(Stored data)

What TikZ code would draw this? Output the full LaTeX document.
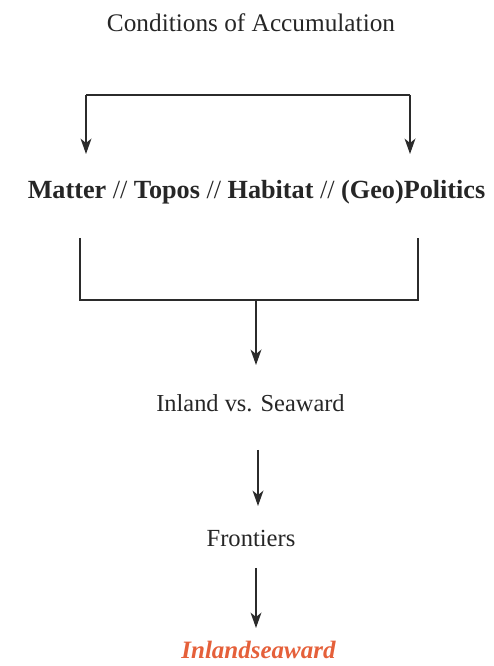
\documentclass[tikz,border=0pt]{standalone}
\usepackage{fontspec}
\setmainfont{Liberation Serif}
\definecolor{inkline}{HTML}{2B2B2B}
\definecolor{accent}{HTML}{E5603A}
\tikzset{
  txt/.style={anchor=base, inner sep=0pt, text=black!85},
  link/.style={draw=inkline, line width=1.1pt},
  linkarrow/.style={link, shorten >=6pt},
  downtip/.pic={\fill[inkline] (0,0) -- (-5.5,15.5) -- (0,11) -- (5.5,15.5) -- cycle;},
}
\begin{document}
\begin{tikzpicture}[x=1pt, y=1pt]
  \useasboundingbox (0,0) rectangle (493,666);

  % text blocks
  \node[txt, font=\fontsize{25.3}{30}\selectfont] (cond) at (251,634) {Conditions of Accumulation};
  \node[txt, font=\fontsize{26.2}{31}\selectfont] (pillars) at (256.5,467)
    {\textbf{Matter} // \textbf{Topos} // \textbf{Habitat} // \textbf{(Geo)Politics}};
  \node[txt, font=\fontsize{24.4}{29}\selectfont] (inland) at (250.5,254) {Inland vs. Seaward};
  \node[txt, font=\fontsize{24.6}{29}\selectfont] (front) at (251,119) {Frontiers};
  \node[txt, font=\fontsize{25}{30}\selectfont\bfseries\itshape, text=accent] (inseaward) at (258.5,7) {Inlandseaward};

  % top bracket splitting down to both ends of the row
  \coordinate (tl) at (86,571);
  \coordinate (tr) at (410,571);
  \coordinate (tlend) at (86,512);
  \coordinate (trend) at (410,512);
  \draw[link] (tl) -- (tr);
  \draw[linkarrow, line width=1.6pt] (tl) -- (tlend);
  \pic at (tlend) {downtip};
  \draw[linkarrow] (tr) -- (trend);
  \pic at (trend) {downtip};

  % bottom bracket gathering the row
  \coordinate (bl) at (80,428);
  \coordinate (br) at (418,428);
  \coordinate (blc) at (80,366);
  \coordinate (brc) at (418,366);
  \coordinate (bmid) at (256,366);
  \coordinate (bmidend) at (256,301);
  \draw[link] (bl) -- (blc) -- (brc) -- (br);
  \draw[linkarrow] (bmid) -- (bmidend);
  \pic at (bmidend) {downtip};

  % downward chain
  \coordinate (a1) at (258,216);
  \coordinate (a1end) at (258,160);
  \draw[linkarrow] (a1) -- (a1end);
  \pic at (a1end) {downtip};
  \coordinate (a2) at (256,98);
  \coordinate (a2end) at (256,38);
  \draw[linkarrow] (a2) -- (a2end);
  \pic at (a2end) {downtip};
\end{tikzpicture}
\end{document}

(What is needed)
Repeat the lines of the listing above verbatim, beginning at its first line and ending at the line containing "(0,0) rectangle (493,666);", which is included. Omit pictures.

(Response to the task)
What TikZ code would draw this? Output the full LaTeX document.
\documentclass[tikz,border=0pt]{standalone}
\usepackage{fontspec}
\setmainfont{Liberation Serif}
\definecolor{inkline}{HTML}{2B2B2B}
\definecolor{accent}{HTML}{E5603A}
\tikzset{
  txt/.style={anchor=base, inner sep=0pt, text=black!85},
  link/.style={draw=inkline, line width=1.1pt},
  linkarrow/.style={link, shorten >=6pt},
  downtip/.pic={\fill[inkline] (0,0) -- (-5.5,15.5) -- (0,11) -- (5.5,15.5) -- cycle;},
}
\begin{document}
\begin{tikzpicture}[x=1pt, y=1pt]
  \useasboundingbox (0,0) rectangle (493,666);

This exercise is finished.